* Source data *
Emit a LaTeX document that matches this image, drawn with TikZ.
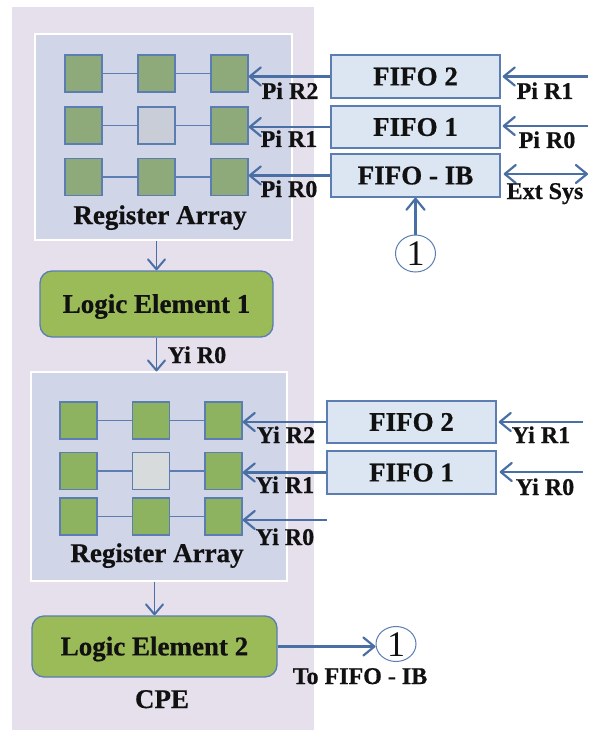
\documentclass[tikz,border=0pt]{standalone}
\usepackage{fontspec}
\setmainfont{Liberation Serif}[BoldFeatures={FakeBold=0.6}]
\usetikzlibrary{arrows.meta,shapes.geometric}
\definecolor{cpebg}{HTML}{E5E0EC}
\definecolor{rabg}{HTML}{D0D5E8}
\definecolor{sqA}{HTML}{8FAA7A}
\definecolor{sqAg}{HTML}{C8CDD8}
\definecolor{sqB}{HTML}{8DB361}
\definecolor{sqBg}{HTML}{D8DBDB}
\definecolor{fifofill}{HTML}{DCE6F2}
\definecolor{edge}{HTML}{5B7DB1}
\definecolor{lefill}{HTML}{9BBB59}
\definecolor{arr}{HTML}{4A6FA5}
\definecolor{txt}{HTML}{111111}
\tikzset{
  bigtext/.style={font=\fontsize{27}{30}\selectfont\bfseries, text=txt},
  labtext/.style={font=\fontsize{24}{26}\selectfont\bfseries, text=txt, anchor=base, inner sep=0pt},
  regarr/.style={rectangle, fill=rabg, draw=white, line width=1.2pt, inner sep=0pt},
  sqbox/.style={rectangle, draw=edge, line width=1.3pt, minimum size=37pt, inner sep=0pt},
  fifobox/.style={rectangle, draw=edge, fill=fifofill, line width=1.3pt, minimum width=169pt, inner sep=0pt, bigtext, text height=17.8pt, text depth=0pt},
  lebox/.style={rectangle, rounded corners=12pt, draw=edge, fill=lefill, line width=1.3pt, inner sep=0pt, bigtext, text height=17.8pt, text depth=0pt},
  circ/.style={ellipse, draw=edge, line width=1pt, minimum width=40pt, minimum height=37pt, inner sep=0pt, font=\fontsize{36}{38}\selectfont, text=txt, text height=24pt, text depth=0pt},
  link/.style={draw=edge, line width=1.3pt},
  tipA/.tip={Straight Barb[length=11pt,width=18pt,line width=2.2pt,round]},
  tipB/.tip={Straight Barb[length=10pt,width=17pt,line width=2pt,round]},
  sig/.style={draw=arr, line width=2.4pt, -tipA},
  sigd/.style={draw=arr, line width=2.4pt, tipA-tipA},
  vsig/.style={draw=arr, line width=1.8pt, -tipB},
}
\begin{document}
\begin{tikzpicture}[x=1pt,y=-1pt]
\useasboundingbox (0,0) rectangle (590,730);
% CPE background
\fill[cpebg] (12,7) rectangle (314,730);

% Register arrays
\node[regarr, minimum width=257pt, minimum height=206pt] (ra1) at (163.5,137) {};
\node[regarr, minimum width=256pt, minimum height=209pt] (ra2) at (159,476.5) {};

% Array 1 squares
\node[sqbox, fill=sqA]  (a11) at (83.5,73.5) {};
\node[sqbox, fill=sqA]  (a12) at (156.5,73.5) {};
\node[sqbox, fill=sqA]  (a13) at (229.5,73.5) {};
\node[sqbox, fill=sqA]  (a21) at (83.5,125.5) {};
\node[sqbox, fill=sqAg] (a22) at (156.5,125.5) {};
\node[sqbox, fill=sqA]  (a23) at (229.5,125.5) {};
\node[sqbox, fill=sqA]  (a31) at (83.5,177) {};
\node[sqbox, fill=sqA]  (a32) at (156.5,177) {};
\node[sqbox, fill=sqA]  (a33) at (229.5,177) {};
\foreach \r in {1,2,3}{
  \draw[link] (a\r1.east) -- (a\r2.west);
  \draw[link] (a\r2.east) -- (a\r3.west);
}
\node[bigtext, anchor=base, inner sep=0pt] (ralab1) at (160,224) {Register Array};

% Array 2 squares
\node[sqbox, fill=sqB]  (b11) at (78.5,420.5) {};
\node[sqbox, fill=sqB]  (b12) at (151,420.5) {};
\node[sqbox, fill=sqB]  (b13) at (223.5,420.5) {};
\node[sqbox, fill=sqB]  (b21) at (78.5,471) {};
\node[sqbox, fill=sqBg] (b22) at (151,471) {};
\node[sqbox, fill=sqB]  (b23) at (223.5,471) {};
\node[sqbox, fill=sqB]  (b31) at (78.5,516.5) {};
\node[sqbox, fill=sqB]  (b32) at (151,516.5) {};
\node[sqbox, fill=sqB]  (b33) at (223.5,516.5) {};
\foreach \r in {1,2,3}{
  \draw[link] (b\r1.east) -- (b\r2.west);
  \draw[link] (b\r2.east) -- (b\r3.west);
}
\node[bigtext, anchor=base, inner sep=0pt] (ralab2) at (157,562) {Register Array};

% FIFOs top
\node[fifobox, minimum height=43pt] (f2)  at (415.5,76.5) {FIFO 2};
\node[fifobox, minimum height=42pt] (f1)  at (415.5,127) {FIFO 1};
\node[fifobox, minimum height=43pt] (fib) at (415.5,175.5) {FIFO - IB};

% FIFOs bottom
\node[fifobox, minimum height=42pt] (g2) at (411.5,422) {FIFO 2};
\node[fifobox, minimum height=43pt] (g1) at (411.5,472.5) {FIFO 1};

% Logic elements
\node[lebox, minimum width=233pt, minimum height=66pt] (le1) at (156.5,304) {Logic Element 1};
\node[lebox, minimum width=245pt, minimum height=61pt] (le2) at (154.5,646.5) {Logic Element 2};

% circles
\node[circ] (c1) at (415.5,253.5) {1};
\node[circ, minimum height=35pt] (c2) at (396,644) {1};

% arrows into array 1
\draw[sig] (f2.west) -- (f2.west -| a13.east);
\draw[sig] (f1.west) -- (f1.west -| a23.east);
\draw[sig] (fib.west) -- (fib.west -| a33.east);

% arrows into top FIFOs
\coordinate (pin2) at (588,76.5);
\coordinate (pin1) at (588,126);
\coordinate (ext) at (588,174);
\draw[sig] (pin2) -- ([xshift=2pt]pin2 -| f2.east);
\draw[sig] (pin1) -- ([xshift=2pt]pin1 -| f1.east);
\draw[sigd] (ext) -- ([xshift=3pt]ext -| fib.east);
\draw[sig] (c1.north) -- (c1.north |- fib.south);

% arrows into array 2
\draw[sig] (g2.west) -- (g2.west -| b13.east);
\draw[sig] (g1.west) -- (g1.west -| b23.east);
\coordinate (yin0) at (327,520);
\draw[sig] (yin0) -- (yin0 -| b33.east);
\coordinate (yin2) at (583,422);
\coordinate (yin1) at (583,472);
\draw[sig] (yin2) -- ([xshift=2pt]yin2 -| g2.east);
\draw[sig] (yin1) -- ([xshift=3pt]yin1 -| g1.east);

% vertical flow
\draw[vsig] (le1.north |- ra1.south) -- (le1.north);
\draw[vsig] (le1.south) -- (le1.south |- ra2.north);
\draw[vsig] (le2.north |- ra2.south) -- (le2.north);
\draw[sig] (le2.east) -- (le2.east -| c2.west);

% labels
\node[labtext] (lp2) at (290,99) {Pi R2};
\node[labtext] (lp1) at (289,147) {Pi R1};
\node[labtext] (lp0) at (289,197) {Pi R0};
\node[labtext] (rp1) at (545,99) {Pi R1};
\node[labtext] (rp0) at (547,148) {Pi R0};
\node[labtext] (les) at (545,199) {Ext Sys};
\node[labtext] (ly0a) at (197,363) {Yi R0};
\node[labtext] (ly2) at (286,443) {Yi R2};
\node[labtext] (ly1) at (285,493) {Yi R1};
\node[labtext] (ly0) at (285,545) {Yi R0};
\node[labtext] (ry1) at (541,443) {Yi R1};
\node[labtext] (ry0) at (545,495) {Yi R0};
\node[labtext] (tofifo) at (360,684) {To FIFO - IB};
\node[bigtext, anchor=base, inner sep=0pt] (cpe) at (162,708) {CPE};
\end{tikzpicture}
\end{document}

* Instructions for the task *
Without including any pictures, print all of the material exactly as given.

* Finished exercise *
Emit a LaTeX document that matches this image, drawn with TikZ.
\documentclass[tikz,border=0pt]{standalone}
\usepackage{fontspec}
\setmainfont{Liberation Serif}[BoldFeatures={FakeBold=0.6}]
\usetikzlibrary{arrows.meta,shapes.geometric}
\definecolor{cpebg}{HTML}{E5E0EC}
\definecolor{rabg}{HTML}{D0D5E8}
\definecolor{sqA}{HTML}{8FAA7A}
\definecolor{sqAg}{HTML}{C8CDD8}
\definecolor{sqB}{HTML}{8DB361}
\definecolor{sqBg}{HTML}{D8DBDB}
\definecolor{fifofill}{HTML}{DCE6F2}
\definecolor{edge}{HTML}{5B7DB1}
\definecolor{lefill}{HTML}{9BBB59}
\definecolor{arr}{HTML}{4A6FA5}
\definecolor{txt}{HTML}{111111}
\tikzset{
  bigtext/.style={font=\fontsize{27}{30}\selectfont\bfseries, text=txt},
  labtext/.style={font=\fontsize{24}{26}\selectfont\bfseries, text=txt, anchor=base, inner sep=0pt},
  regarr/.style={rectangle, fill=rabg, draw=white, line width=1.2pt, inner sep=0pt},
  sqbox/.style={rectangle, draw=edge, line width=1.3pt, minimum size=37pt, inner sep=0pt},
  fifobox/.style={rectangle, draw=edge, fill=fifofill, line width=1.3pt, minimum width=169pt, inner sep=0pt, bigtext, text height=17.8pt, text depth=0pt},
  lebox/.style={rectangle, rounded corners=12pt, draw=edge, fill=lefill, line width=1.3pt, inner sep=0pt, bigtext, text height=17.8pt, text depth=0pt},
  circ/.style={ellipse, draw=edge, line width=1pt, minimum width=40pt, minimum height=37pt, inner sep=0pt, font=\fontsize{36}{38}\selectfont, text=txt, text height=24pt, text depth=0pt},
  link/.style={draw=edge, line width=1.3pt},
  tipA/.tip={Straight Barb[length=11pt,width=18pt,line width=2.2pt,round]},
  tipB/.tip={Straight Barb[length=10pt,width=17pt,line width=2pt,round]},
  sig/.style={draw=arr, line width=2.4pt, -tipA},
  sigd/.style={draw=arr, line width=2.4pt, tipA-tipA},
  vsig/.style={draw=arr, line width=1.8pt, -tipB},
}
\begin{document}
\begin{tikzpicture}[x=1pt,y=-1pt]
\useasboundingbox (0,0) rectangle (590,730);
% CPE background
\fill[cpebg] (12,7) rectangle (314,730);

% Register arrays
\node[regarr, minimum width=257pt, minimum height=206pt] (ra1) at (163.5,137) {};
\node[regarr, minimum width=256pt, minimum height=209pt] (ra2) at (159,476.5) {};

% Array 1 squares
\node[sqbox, fill=sqA]  (a11) at (83.5,73.5) {};
\node[sqbox, fill=sqA]  (a12) at (156.5,73.5) {};
\node[sqbox, fill=sqA]  (a13) at (229.5,73.5) {};
\node[sqbox, fill=sqA]  (a21) at (83.5,125.5) {};
\node[sqbox, fill=sqAg] (a22) at (156.5,125.5) {};
\node[sqbox, fill=sqA]  (a23) at (229.5,125.5) {};
\node[sqbox, fill=sqA]  (a31) at (83.5,177) {};
\node[sqbox, fill=sqA]  (a32) at (156.5,177) {};
\node[sqbox, fill=sqA]  (a33) at (229.5,177) {};
\foreach \r in {1,2,3}{
  \draw[link] (a\r1.east) -- (a\r2.west);
  \draw[link] (a\r2.east) -- (a\r3.west);
}
\node[bigtext, anchor=base, inner sep=0pt] (ralab1) at (160,224) {Register Array};

% Array 2 squares
\node[sqbox, fill=sqB]  (b11) at (78.5,420.5) {};
\node[sqbox, fill=sqB]  (b12) at (151,420.5) {};
\node[sqbox, fill=sqB]  (b13) at (223.5,420.5) {};
\node[sqbox, fill=sqB]  (b21) at (78.5,471) {};
\node[sqbox, fill=sqBg] (b22) at (151,471) {};
\node[sqbox, fill=sqB]  (b23) at (223.5,471) {};
\node[sqbox, fill=sqB]  (b31) at (78.5,516.5) {};
\node[sqbox, fill=sqB]  (b32) at (151,516.5) {};
\node[sqbox, fill=sqB]  (b33) at (223.5,516.5) {};
\foreach \r in {1,2,3}{
  \draw[link] (b\r1.east) -- (b\r2.west);
  \draw[link] (b\r2.east) -- (b\r3.west);
}
\node[bigtext, anchor=base, inner sep=0pt] (ralab2) at (157,562) {Register Array};

% FIFOs top
\node[fifobox, minimum height=43pt] (f2)  at (415.5,76.5) {FIFO 2};
\node[fifobox, minimum height=42pt] (f1)  at (415.5,127) {FIFO 1};
\node[fifobox, minimum height=43pt] (fib) at (415.5,175.5) {FIFO - IB};

% FIFOs bottom
\node[fifobox, minimum height=42pt] (g2) at (411.5,422) {FIFO 2};
\node[fifobox, minimum height=43pt] (g1) at (411.5,472.5) {FIFO 1};

% Logic elements
\node[lebox, minimum width=233pt, minimum height=66pt] (le1) at (156.5,304) {Logic Element 1};
\node[lebox, minimum width=245pt, minimum height=61pt] (le2) at (154.5,646.5) {Logic Element 2};

% circles
\node[circ] (c1) at (415.5,253.5) {1};
\node[circ, minimum height=35pt] (c2) at (396,644) {1};

% arrows into array 1
\draw[sig] (f2.west) -- (f2.west -| a13.east);
\draw[sig] (f1.west) -- (f1.west -| a23.east);
\draw[sig] (fib.west) -- (fib.west -| a33.east);

% arrows into top FIFOs
\coordinate (pin2) at (588,76.5);
\coordinate (pin1) at (588,126);
\coordinate (ext) at (588,174);
\draw[sig] (pin2) -- ([xshift=2pt]pin2 -| f2.east);
\draw[sig] (pin1) -- ([xshift=2pt]pin1 -| f1.east);
\draw[sigd] (ext) -- ([xshift=3pt]ext -| fib.east);
\draw[sig] (c1.north) -- (c1.north |- fib.south);

% arrows into array 2
\draw[sig] (g2.west) -- (g2.west -| b13.east);
\draw[sig] (g1.west) -- (g1.west -| b23.east);
\coordinate (yin0) at (327,520);
\draw[sig] (yin0) -- (yin0 -| b33.east);
\coordinate (yin2) at (583,422);
\coordinate (yin1) at (583,472);
\draw[sig] (yin2) -- ([xshift=2pt]yin2 -| g2.east);
\draw[sig] (yin1) -- ([xshift=3pt]yin1 -| g1.east);

% vertical flow
\draw[vsig] (le1.north |- ra1.south) -- (le1.north);
\draw[vsig] (le1.south) -- (le1.south |- ra2.north);
\draw[vsig] (le2.north |- ra2.south) -- (le2.north);
\draw[sig] (le2.east) -- (le2.east -| c2.west);

% labels
\node[labtext] (lp2) at (290,99) {Pi R2};
\node[labtext] (lp1) at (289,147) {Pi R1};
\node[labtext] (lp0) at (289,197) {Pi R0};
\node[labtext] (rp1) at (545,99) {Pi R1};
\node[labtext] (rp0) at (547,148) {Pi R0};
\node[labtext] (les) at (545,199) {Ext Sys};
\node[labtext] (ly0a) at (197,363) {Yi R0};
\node[labtext] (ly2) at (286,443) {Yi R2};
\node[labtext] (ly1) at (285,493) {Yi R1};
\node[labtext] (ly0) at (285,545) {Yi R0};
\node[labtext] (ry1) at (541,443) {Yi R1};
\node[labtext] (ry0) at (545,495) {Yi R0};
\node[labtext] (tofifo) at (360,684) {To FIFO - IB};
\node[bigtext, anchor=base, inner sep=0pt] (cpe) at (162,708) {CPE};
\end{tikzpicture}
\end{document}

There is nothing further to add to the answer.